This thought process arose from something I am only slightly ashamed to admit. Last week I had a large container of leftover baked mostaccioli. When I initially took these leftovers home from my mom’s house, I must have been aching for a food coma at work, because I packed that container so full that the lid had trouble closing. Rather than separate the food into two servings, I just microwaved the whole container two days in a row.
After this, the shame set in. My stomach felt fine both days, but I wondered: Was it technically unsafe for me to have reheated the same leftovers twice?
I know that taking some of the pasta out of the plastic container and heating up a single portion on a plate would have been a better move, but it was Monday and I just didn’t give a damn.

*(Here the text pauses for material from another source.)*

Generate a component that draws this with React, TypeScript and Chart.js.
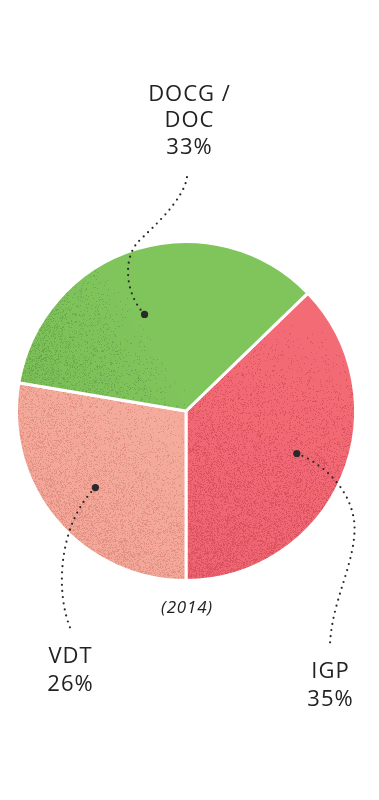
import React, { useEffect, useRef } from "react";
import { Chart, registerables } from "chart.js";

Chart.register(...registerables);

// ---- data ----
const categories = ["IGP", "VDT", "DOCG / DOC"];
const labelLines = [["IGP"], ["VDT"], ["DOCG /", "DOC"]];
const values = [35, 26, 33];
const valueLabels = ["35%", "26%", "33%"];
const yearLabel = "(2014)";

// ---- styles ----
const W = 379;
const H = 800;
const sliceStyles = [
  { base: [242, 107, 117], dark: [216, 78, 94], from: [320, 330], to: [220, 590], grain: 0.45 },
  { base: [245, 172, 156], dark: [226, 140, 128], from: [180, 390], to: [40, 560], grain: 0.45 },
  { base: [128, 196, 92], dark: [104, 166, 72], from: [130, 300], to: [20, 370], grain: 0.3 },
];

// leader-line layout (text positions and bezier controls)
const leaderLayout = [
  {
    anchor: 0.7,
    shift: -2,
    segs: [
      [[320, 462], [352, 488], [354.5, 525]],
      [[356, 562], [332, 600], [330, 644]],
    ],
    textX: 330,
    textY: [672, 700],
  },
  {
    anchor: 0.7,
    shift: 0,
    segs: [[[60, 522], [54, 590], [71, 630]]],
    textX: 70,
    textY: [657, 685],
  },
  {
    anchor: 0.62,
    shift: -6,
    segs: [
      [[126, 295], [122, 260], [138, 242]],
      [[152, 228], [184, 200], [187, 177]],
    ],
    textX: 189,
    textY: [95, 121, 148],
  },
];

function hash(x: number, y: number, s: number) {
  let h = Math.imul(x, 374761393) ^ Math.imul(y, 668265263) ^ Math.imul(s, 1442695041);
  h = Math.imul(h ^ (h >>> 13), 1274126177);
  h = h ^ (h >>> 16);
  return (h >>> 0) / 4294967296;
}

function makeTexture(ctx: CanvasRenderingContext2D, st: any, seed: number) {
  const off = document.createElement("canvas");
  off.width = W;
  off.height = H;
  const o = off.getContext("2d")!;
  const img = o.createImageData(W, H);
  const [fx, fy] = st.from;
  const [tx, ty] = st.to;
  const dx = tx - fx;
  const dy = ty - fy;
  const L2 = dx * dx + dy * dy;
  for (let y = 0; y < H; y++) {
    for (let x = 0; x < W; x++) {
      let t = ((x - fx) * dx + (y - fy) * dy) / L2;
      t = Math.max(0, Math.min(1, t));
      const r = hash(x, y, seed);
      const p = t * st.grain;
      const isDark = r < p;
      const k = isDark ? 0.9 : t * 0.2;
      const i = (y * W + x) * 4;
      img.data[i] = st.base[0] + (st.dark[0] - st.base[0]) * k;
      img.data[i + 1] = st.base[1] + (st.dark[1] - st.base[1]) * k;
      img.data[i + 2] = st.base[2] + (st.dark[2] - st.base[2]) * k;
      img.data[i + 3] = 255;
    }
  }
  o.putImageData(img, 0, 0);
  return ctx.createPattern(off, "no-repeat")!;
}

const FONT = '"Open Sans", sans-serif';

const leaderPlugin = {
  id: "leaders",
  afterDraw(chart: any) {
    const ctx: CanvasRenderingContext2D = chart.ctx;
    const meta = chart.getDatasetMeta(0);
    ctx.save();
    meta.data.forEach((arc: any, i: number) => {
      const lay = leaderLayout[i];
      const mid = (arc.startAngle + arc.endAngle) / 2 + (lay.shift * Math.PI) / 180;
      const r = arc.outerRadius * lay.anchor;
      const ax = arc.x + Math.cos(mid) * r;
      const ay = arc.y + Math.sin(mid) * r;
      // dotted line
      ctx.beginPath();
      ctx.moveTo(ax, ay);
      lay.segs.forEach((s: number[][]) => {
        ctx.bezierCurveTo(s[0][0], s[0][1], s[1][0], s[1][1], s[2][0], s[2][1]);
      });
      ctx.setLineDash([0, 6.2]);
      ctx.lineCap = "round";
      ctx.lineWidth = 2.2;
      ctx.strokeStyle = "#2a2a2a";
      ctx.stroke();
      ctx.setLineDash([]);
      // anchor dot
      ctx.beginPath();
      ctx.arc(ax, ay, 3.6, 0, Math.PI * 2);
      ctx.fillStyle = "#2a2a2a";
      ctx.fill();
      // text
      const lines = [...labelLines[i], valueLabels[i]];
      ctx.fillStyle = "#222";
      ctx.font = `400 22px ${FONT}`;
      (ctx as any).letterSpacing = "1px";
      ctx.textAlign = "center";
      ctx.textBaseline = "middle";
      lines.forEach((ln, j) => {
        ctx.fillText(ln, lay.textX + 0.5, lay.textY[j]);
      });
    });
    // year
    (ctx as any).letterSpacing = "0.8px";
    ctx.font = `italic 400 17px ${FONT}`;
    ctx.fillStyle = "#222";
    ctx.textAlign = "center";
    ctx.textBaseline = "middle";
    ctx.fillText(yearLabel, meta.data[0].x + 1, 608);
    ctx.restore();
  },
};

export default function App() {
  const ref = useRef<HTMLCanvasElement>(null);
  useEffect(() => {
    const canvas = ref.current!;
    const ctx = canvas.getContext("2d")!;
    const patterns = sliceStyles.map((s, i) => makeTexture(ctx, s, i + 1));
    const total = values.reduce((a, b) => a + b, 0);
    const chart = new Chart(canvas, {
      type: "pie",
      data: {
        labels: categories,
        datasets: [
          {
            data: values,
            backgroundColor: patterns,
            borderColor: "#ffffff",
            borderWidth: 3,
            hoverBorderWidth: 3,
          },
        ],
      },
      options: {
        responsive: false,
        animation: false,
        rotation: 180 - (360 * values[0]) / total,
        layout: { padding: { left: 14, right: 21, top: 240, bottom: 218 } },
        plugins: {
          legend: { display: false },
          tooltip: { enabled: false },
        },
        events: [],
      },
      plugins: [leaderPlugin],
    });
    return () => chart.destroy();
  }, []);
  return (
    <div style={{ position: "fixed", left: 0, top: 0, width: W, height: H, background: "#fff" }}>
      <canvas ref={ref} width={W} height={H} style={{ display: "block", width: W, height: H }} />
    </div>
  );
}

My eyes must have been bigger than my stomach, because I ended up only eating half of the leftovers; I didn’t want the other half to go to waste, so in true “I don’t give a damn” spirit, I took the rest of the already reheated leftovers and placed them right back in the refrigerator.

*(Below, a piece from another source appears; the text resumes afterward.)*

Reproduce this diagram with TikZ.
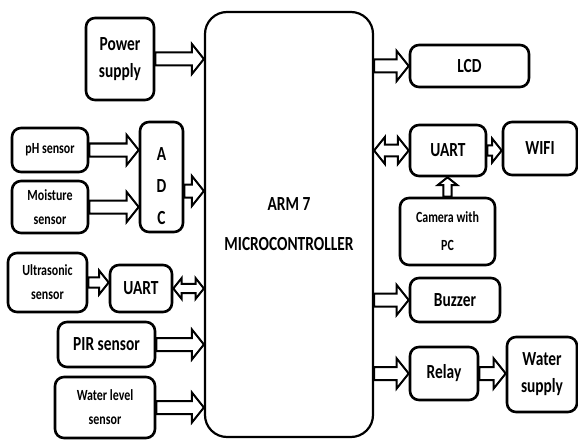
\documentclass[tikz,border=0pt]{standalone}
\usepackage{fontspec}
\setmainfont{Carlito}[FakeStretch=0.77]
\usetikzlibrary{calc,positioning}
\tikzset{
  blk/.style={draw, line width=2.6pt, rounded corners=9pt, align=center,
              inner sep=0pt, font=\bfseries\fontsize{20}{27}\selectfont},
  blks/.style={blk, font=\bfseries\fontsize{15.5}{24}\selectfont},
  arr/.style={line width=2pt, line join=miter, fill=white}
}
% hollow block arrows, optional size factor
\newcommand{\sarrow}[3][1]{%
  \path (#2) coordinate (tail) (#3) coordinate (tip)
    ($(tip)!#1*12pt!(tail)$) coordinate (neck);
  \draw[arr] ($(tail)!#1*6.5pt!90:(tip)$) -- ($(neck)!#1*6.5pt!90:(tip)$)
    -- ($(neck)!#1*15pt!90:(tip)$) -- (tip) -- ($(neck)!#1*15pt!-90:(tip)$)
    -- ($(neck)!#1*6.5pt!-90:(tip)$) -- ($(tail)!#1*6.5pt!-90:(tip)$) -- cycle;}
\newcommand{\darrow}[3][1]{%
  \path (#2) coordinate (tail) (#3) coordinate (tip)
    ($(tail)!#1*12pt!(tip)$) coordinate (necka)
    ($(tip)!#1*12pt!(tail)$) coordinate (neckb);
  \draw[arr] (tail) -- ($(necka)!#1*15pt!90:(tip)$) -- ($(necka)!#1*6.5pt!90:(tip)$)
    -- ($(neckb)!#1*6.5pt!90:(tip)$) -- ($(neckb)!#1*15pt!90:(tip)$) -- (tip)
    -- ($(neckb)!#1*15pt!-90:(tip)$) -- ($(neckb)!#1*6.5pt!-90:(tip)$)
    -- ($(necka)!#1*6.5pt!-90:(tip)$) -- ($(necka)!#1*15pt!-90:(tip)$) -- cycle;}

\begin{document}
\begin{tikzpicture}[x=1pt, y=-1pt]
  \useasboundingbox (0,0) rectangle (578,441);
  % controller
  \node[blk, line width=2.2pt, rounded corners=22pt, minimum width=168pt,
        minimum height=425pt] (mc) at (289,224.5) {ARM 7\\[13pt]MICROCONTROLLER};
  % inputs
  \node[blk, minimum width=68pt, minimum height=82pt] (pwr) at (120,59) {Power\\supply};
  \node[blks, minimum width=76pt, minimum height=44pt] (ph) at (50,150) {pH sensor};
  \node[blks, minimum width=76pt, minimum height=52pt] (moist) at (50,207) {Moisture\\sensor};
  \node[blk, minimum width=43pt, minimum height=110pt] (adc) at (161.5,177) {\rule{0pt}{32pt}A\\[5pt]D\\[5pt]C};
  \node[blks, minimum width=79pt, minimum height=59pt] (ultra) at (47.5,282.5) {Ultrasonic\\sensor};
  \node[blk, minimum width=62pt, minimum height=47pt] (uartl) at (141,288.5) {UART};
  \node[blk, minimum width=97pt, minimum height=45pt] (pir) at (106.5,344.5) {PIR sensor};
  \node[blks, minimum width=100pt, minimum height=61pt] (wls) at (105,407.5) {Water level\\sensor};
  % outputs
  \node[blk, minimum width=119pt, minimum height=42pt] (lcd) at (469.5,66) {LCD};
  \node[blk, minimum width=76pt, minimum height=51pt] (uartr) at (448,150.5) {UART};
  \node[blk, minimum width=74pt, minimum height=53pt] (wifi) at (540,148.5) {WIFI};
  \node[blks, minimum width=95pt, minimum height=67pt] (cam) at (447.5,231.5) {Camera with\\[4pt]PC};
  \node[blk, minimum width=90pt, minimum height=44pt] (buzz) at (455,300) {Buzzer};
  \node[blk, minimum width=68pt, minimum height=53pt] (relay) at (444,373.5) {Relay};
  \node[blk, minimum width=70pt, minimum height=75pt] (water) at (542,374.5) {Water\\supply};
  % links
  \coordinate (adcout) at ($(adc.east)+(0,14)$);
  \sarrow{pwr.east}{pwr.east -| mc.west}
  \sarrow{ph.east}{ph.east -| adc.west}
  \sarrow{moist.east}{moist.east -| adc.west}
  \sarrow{adcout}{adcout -| mc.west}
  \sarrow[0.8]{ultra.east}{ultra.east -| uartl.west}
  \darrow[0.7]{uartl.east}{uartl.east -| mc.west}
  \sarrow{pir.east}{pir.east -| mc.west}
  \sarrow{wls.east}{wls.east -| mc.west}
  \sarrow{lcd.west -| mc.east}{lcd.west}
  \darrow[0.9]{uartr.west -| mc.east}{uartr.west}
  \sarrow[0.8]{uartr.east}{uartr.east -| wifi.west}
  \sarrow[0.65]{cam.north}{cam.north |- uartr.south}
  \sarrow{buzz.west -| mc.east}{buzz.west}
  \sarrow{relay.west -| mc.east}{relay.west}
  \sarrow{relay.east}{relay.east -| water.west}
\end{tikzpicture}
\end{document}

“After each reheating, leftovers will be safe in the fridge for an additional three to four days,” the USDA advises. “Because the quality decreases each time food is reheated, it is best to reheat only the amount needed.”

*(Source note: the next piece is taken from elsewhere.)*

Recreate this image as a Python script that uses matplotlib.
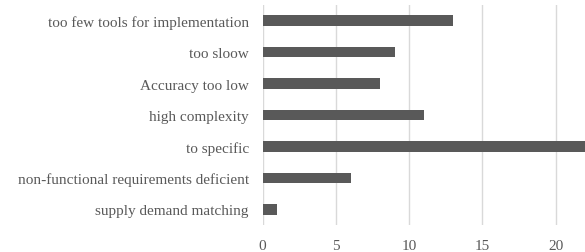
import matplotlib
matplotlib.use("Agg")
import matplotlib.pyplot as plt

# reasons, top to bottom as shown in the chart
reasons = ["too few tools for implementation", "too sloow", "Accuracy too low",
           "high complexity", "to specific",
           "non-functional requirements deficient", "supply demand matching"]
counts = [13, 9, 8, 11, 22, 6, 1]
xticks = [0, 5, 10, 15, 20]

plt.rcParams['font.family'] = ['Liberation Serif', 'DejaVu Serif']

fig = plt.figure(figsize=(5.85, 2.53), dpi=100)
ax = fig.add_axes([0.449, 0.1067, 0.551, 0.8696])

pos = list(range(len(reasons)))
ax.barh(pos, counts, height=0.34, color='#595959', zorder=3)
ax.set_yticks(pos)
ax.set_yticklabels(reasons)
ax.set_ylim(len(reasons) - 0.5, -0.5)
ax.set_xlim(0, 22)
ax.set_xticks(xticks)

ax.grid(axis='x', color='#d9d9d9', linewidth=1, zorder=0)
for s in ax.spines.values():
    s.set_visible(False)
ax.tick_params(axis='both', length=0, labelsize=11, colors='#595959')
ax.tick_params(axis='y', pad=10)
ax.tick_params(axis='x', pad=10)

fig.savefig('out.png', dpi=100)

While the quality might decrease with multiple reheatings, it likely takes more than two for the quality to diminish enough to notice it, at least depending on the type of food you microwave. The pasta leftovers I ate tasted perfectly fine both days, with no detectable difference in the first reheat and the second reheat.
The BBC’s Good Food magazine advises against reheating the same leftovers more than once, as it can increase the risk for food poisoning. When food is cooled too slowly or not reheated thoroughly, it can breed harmful bacteria. While that’s true of any food, regardless of whether they’re leftovers or not, intermittently stirring food around as you reheat it can help ensure it’s heated throughout.
This is a good excuse for a quick refresher on the “Danger Zone” rule of food safety. As the USDA explains, food should not be held at a temperature between 40-140 degrees Fahrenheit (the danger zone) for more than two hours. If you plan on keeping cooked food out on the counter for that long, make sure it stays hot, above 140 degrees. Otherwise, get it down to below 40 degrees by refrigerating or freezing it. And as the USDA emphasizes, keep leftovers for a few extra days, maximum.
Technically, the limit does not exist in terms of reheating the same food more than once, but you do run the risk of diminished food quality each time you pop something in the microwave—and if you don’t handle the food properly between reheatings, you risk food poisoning. I can’t say I won’t ever reheat my leftovers multiple times again, but the possibility of bacteria growth will make me think twice about it. It’s much easier to transfer each portion to a plate than spend time worrying about temperature control.